First, an admission: I did not watch a single minute of the DNC convention, not a single quip from his holiness Al Sharpton or from the wise President Carter. Nope, not a moment.
To balance out this heinous shortcoming of mine, I don't plan to watch even a single minute of the RNC convention, either. It would bore me, or put me in a bad mood as soon as someone walks on the stage to speak about social issues (typically poorly). Nope, to quote a famous man, "not gonna do it."
Instead, I want to make a broader point about the message that Kerry is putting forth to differentiate himself from Bush: credibility.
"I defended this country as a young man and I will defend it as president," Mr. Kerry said. "Let there be no mistake: I will never hesitate to use force when it is required. Any attack will be met with a swift and a certain response."
This is good speechifying (itself a good expression of Southern english), but hardly anything that let me know what's different about Kerry. He indicated at some point in the speech that this stance is what separates him from Bush, his willingness to go to war for the right reasons, without ulterior motives or half truths...
To this argument, I can only laugh.
Kerry voted for the war in Iraq, admitted later that it was the right thing to do at the time (does that mean that he wouldn't do it again?).

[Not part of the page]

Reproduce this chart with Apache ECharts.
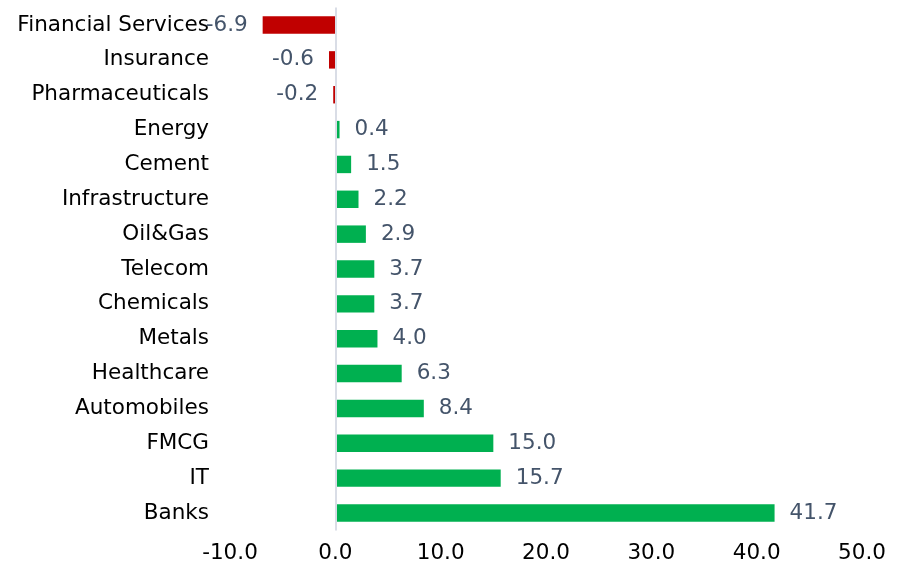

He has no plans to withdraw American forces from Iraq, only to "internationalize" them, which I think is liberal code for make them eat more fortune cookies while wearing lederhosen.
With our newly internationalized troops in Iraq, somehow the Sunni fighters in Falluja will forget that they have lost power to their age old rivals -- everyone else in Iraq -- and the Kurds will run away with the spoon.
I see, empirically, that the anti-war protesters hate, despise and loath Bush, seemingly anything Republican (never really defined outside of having an insatiable appetite for alchemically transmuting blood into oil), and war itself.
Leaving aside many obvious rebuttals to each of the above points, can someone please explain to me (or make a construction paper explanation) of the bad faith that Bush had, his half-truths that he personally knew about, and the ulterior motives that he believed would never come to light when he invaded Iraq?
The Occam's Razor test here is passed most easily by believing (the key word) that Bush simply took less BS than anyone before him, especially given 9/11. The obstruse argument that backroom oildeals led him to lie to Amreican people (however cleverly and eloquently alluded to in Kerry's speech) are much more difficult to believe than that Bush thought that Saddam had defied the UN for too long.
If the logic (supplied by ANSWER?) that Bush went to war for oil is valid, can we suppose that Kerry will go to war to secure vast plantations of tomatoes? Or that Edwards will make the world safe for trial lawyers?
I'm still laughing...
PS -- Wasn't war the "problem, not the solution?"